Et dans ce cadre-là sur lequel nous sommes d’accord, mais qui doit se
traduire maintenant par des actes, par des gestes concrets dans ce
cadre-là, la France aidera sur trois ans la République du Congo à
hauteur de 135 millions d’euros.
Après RFI l’an dernier, le journal Le Monde a révélé
la semaine dernière, le 10 avril, un autre montage financier de la part
des autorités congolaises. C’était il y a 15 ans. Ce montage aurait
permis au Congo-Brazzaville de se surendetter au mépris des règles du
FMI. Est-ce que ce n’est pas la goutte qui fait déborder le vase ?
C’est la goutte qui entraîne surtout la nécessité de ce que je viens
de dire : de la transparence. Quand vous avez des bailleurs, quand vous
avez des Etats qui vous aident, vous leur devez la transparence, vous
leur devez l’assainissement du climat des affaires, vous leur devez une
stratégie économique cohérente, qui soit suivie et qui soit respectée.
Sans transparence, il n’y a pas de confiance. Et sans confiance, il ne
peut pas y avoir d’aide, ni de la part du FMI ni de la part des autres
Etats.
Et selon notre confrère Le Monde,
le montage financier des années 2001-2003 a été mis sur pied avec
l’aide de la compagnie pétrolière française Total, qui a mis au point un
« montage offshore impénétrable ». Qu’est-ce que cela vous inspire ?

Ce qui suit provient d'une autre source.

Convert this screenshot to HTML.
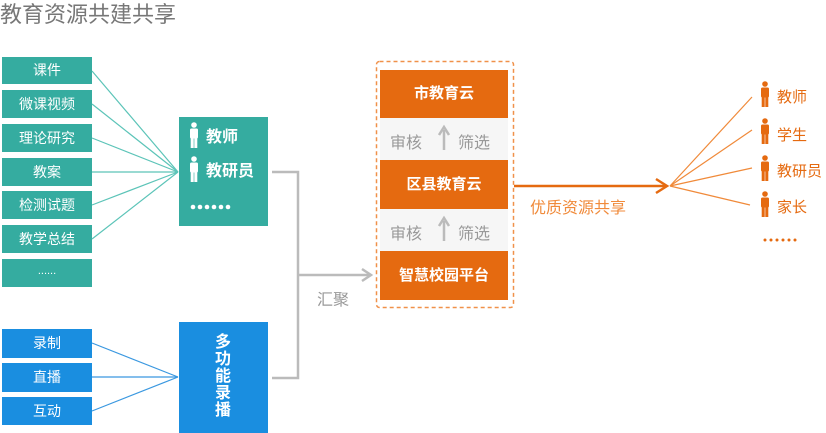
<!DOCTYPE html>
<html><head><meta charset="utf-8"><style>
body{margin:0;width:826px;height:433px;background:#fff;overflow:hidden;position:relative;font-family:"Liberation Sans","Noto Sans CJK SC",sans-serif}
.b{position:absolute;color:#fff;text-align:center;font-size:14px}
.t{background:#35aca0}.bl{background:#1a8ee0}.o{background:#e56a10;font-weight:bold;font-size:15px}
</style></head><body>
<div style="position:absolute;left:0;top:-3px;font-size:22px;color:#777">教育资源共建共享</div>
<div class="b t" style="left:2px;top:57px;width:90px;height:27px;line-height:27px">课件</div>
<div class="b t" style="left:2px;top:90px;width:90px;height:28px;line-height:28px">微课视频</div>
<div class="b t" style="left:2px;top:124px;width:90px;height:28px;line-height:28px">理论研究</div>
<div class="b t" style="left:2px;top:158px;width:90px;height:28px;line-height:28px">教案</div>
<div class="b t" style="left:2px;top:191px;width:90px;height:28px;line-height:28px">检测试题</div>
<div class="b t" style="left:2px;top:225px;width:90px;height:28px;line-height:28px">教学总结</div>
<div class="b t" style="left:2px;top:259px;width:90px;height:28px;line-height:24px;font-size:11px">......</div>
<div class="b t" style="left:179px;top:117px;width:89px;height:109px"></div>
<div class="b bl" style="left:2px;top:329px;width:90px;height:29px;line-height:29px">录制</div>
<div class="b bl" style="left:2px;top:363px;width:90px;height:29px;line-height:29px">直播</div>
<div class="b bl" style="left:2px;top:397px;width:90px;height:28px;line-height:28px">互动</div>
<div class="b bl" style="left:179px;top:322px;width:89px;height:111px"></div>
<div class="b" style="left:213px;top:334px;width:20px;font-size:16px;font-weight:bold;line-height:17px">多<br>功<br>能<br>录<br>播</div>
<div style="position:absolute;left:380px;top:118px;width:128px;height:134px;background:#f6f6f6"></div>
<div class="b o" style="left:380px;top:70px;width:128px;height:48px;line-height:48px">市教育云</div>
<div class="b o" style="left:380px;top:160px;width:128px;height:49px;line-height:49px">区县教育云</div>
<div class="b o" style="left:380px;top:251px;width:128px;height:49px;line-height:49px">智慧校园平台</div>
<div style="position:absolute;left:390px;top:129px;font-size:16px;color:#999">审核</div>
<div style="position:absolute;left:458px;top:129px;font-size:16px;color:#999">筛选</div>
<div style="position:absolute;left:390px;top:220px;font-size:16px;color:#999">审核</div>
<div style="position:absolute;left:458px;top:220px;font-size:16px;color:#999">筛选</div>
<div style="position:absolute;left:317px;top:286px;font-size:16px;color:#999">汇聚</div>
<div style="position:absolute;left:530px;top:194px;font-size:16px;color:#f08a3a">优质资源共享</div>
<div style="position:absolute;left:206px;top:123px;font-size:16px;font-weight:bold;color:#fff">教师</div>
<div style="position:absolute;left:206px;top:157px;font-size:16px;font-weight:bold;color:#fff">教研员</div>
<div style="position:absolute;left:777px;top:86px;font-size:15px;color:#e56a10">教师</div>
<div style="position:absolute;left:777px;top:124px;font-size:15px;color:#e56a10">学生</div>
<div style="position:absolute;left:777px;top:160px;font-size:15px;color:#e56a10">教研员</div>
<div style="position:absolute;left:777px;top:196px;font-size:15px;color:#e56a10">家长</div>
<svg width="826" height="433" style="position:absolute;left:0;top:0">
<defs>
<g id="p"><circle cx="0" cy="-10" r="2.8"/><rect x="-4" y="-6.5" width="8" height="10" rx="1.5"/><rect x="-3.3" y="2" width="3" height="11"/><rect x="0.3" y="2" width="3" height="11"/></g>
</defs>
<rect x="376.5" y="61.5" width="137" height="246" rx="3" fill="none" stroke="#f0914a" stroke-width="1.5" stroke-dasharray="4,3"/>
<g stroke="#5cc4b8" stroke-width="1.2" fill="none">
<line x1="92" y1="71" x2="178" y2="172"/><line x1="92" y1="104" x2="178" y2="172"/><line x1="92" y1="138" x2="178" y2="172"/><line x1="92" y1="172" x2="178" y2="172"/><line x1="92" y1="205" x2="178" y2="172"/><line x1="92" y1="239" x2="178" y2="172"/>
</g>
<g stroke="#3a98e0" stroke-width="1.2"><line x1="92" y1="343" x2="178" y2="377"/><line x1="92" y1="377" x2="178" y2="377"/><line x1="92" y1="411" x2="178" y2="377"/></g>
<g stroke="#bbb" stroke-width="2.5" fill="none"><polyline points="272,172 298,172 298,378 272,378"/><line x1="298" y1="275" x2="370" y2="275"/><polyline points="362,269 371,275 362,281"/>
<line x1="444" y1="150" x2="444" y2="130"/><polyline points="439,135 444,127 449,135"/><line x1="444" y1="241" x2="444" y2="221"/><polyline points="439,226 444,218 449,226"/></g>
<g fill="#fff"><use href="#p" x="194" y="135"/><use href="#p" x="194" y="169"/>
<circle cx="193" cy="207" r="2.3"/><circle cx="200" cy="207" r="2.3"/><circle cx="207" cy="207" r="2.3"/><circle cx="214" cy="207" r="2.3"/><circle cx="221" cy="207" r="2.3"/><circle cx="228" cy="207" r="2.3"/></g>
<g stroke="#f08a3a" stroke-width="1.2"><line x1="670" y1="186" x2="752" y2="97"/><line x1="670" y1="186" x2="752" y2="130"/><line x1="670" y1="186" x2="752" y2="168"/><line x1="670" y1="186" x2="750" y2="205"/></g>
<g stroke="#e56a10" stroke-width="2.5" fill="none"><line x1="514" y1="186" x2="666" y2="186"/><polyline points="656,179 667,186 656,193"/></g>
<g fill="#e56a10"><use href="#p" x="765" y="94"/><use href="#p" x="765" y="131"/><use href="#p" x="765" y="168"/><use href="#p" x="765" y="204"/>
<circle cx="765" cy="240" r="1.5"/><circle cx="771" cy="240" r="1.5"/><circle cx="777" cy="240" r="1.5"/><circle cx="783" cy="240" r="1.5"/><circle cx="789" cy="240" r="1.5"/><circle cx="795" cy="240" r="1.5"/></g>
</svg>
</body></html>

C’est une affaire qui remonte à près de 15 ans et sur laquelle le
groupe Total a apporté tous les éclaircissements nécessaires. Je crois
que les éclaircissements sont suffisamment clairs. Ils montrent à quel
point, dans les années qui viennent, pour développer l’économie d’un
pays auquel nous sommes attachés comme la République du Congo, il faut
sortir des vieilles pratiques, éviter tout ce qui peut créer la
suspicion ou le doute parce qu’on ne bâtira rien de solide pour l’avenir
sur ces bases-là.
En fait, ce que vous dites, c’est que les réformes structurelles
pour la transparence et contre la corruption ne sont pas encore faites à
Brazzaville ?
Je pense qu’on peut toujours faire mieux et que c’est en faisant
mieux, en étant plus transparent, en donnant des preuves tangibles des
décisions qui ont été prises pour lutter contre la corruption que non
seulement la République du Congo arrivera à convaincre le FMI pour avoir
un programme, qui est aujourd’hui indispensable, convaincre la France
qui, une fois encore, est prédisposée, volontaire, pour aider
financièrement la République du Congo, et convaincre aussi les
investisseurs, parce que ni le FMI ni la France ne suffiront à redresser
la situation économique de la République du Congo. Il faut faire venir
les investisseurs. Et le Congo a tous les atouts, les atouts
géographiques, les atouts économiques, pour réussir et pour être une
vraie puissance économique.
Quand vous dites « une preuve tangible ». Donnez-nous un exemple…
Tangible, c’est tout ce qui concerne la législation prise pour lutter
contre la corruption. Nous attendons des gestes concrets en termes
législatifs sur la lutte contre la corruption dans la République du
Congo. Nous avons besoin de gestes concrets.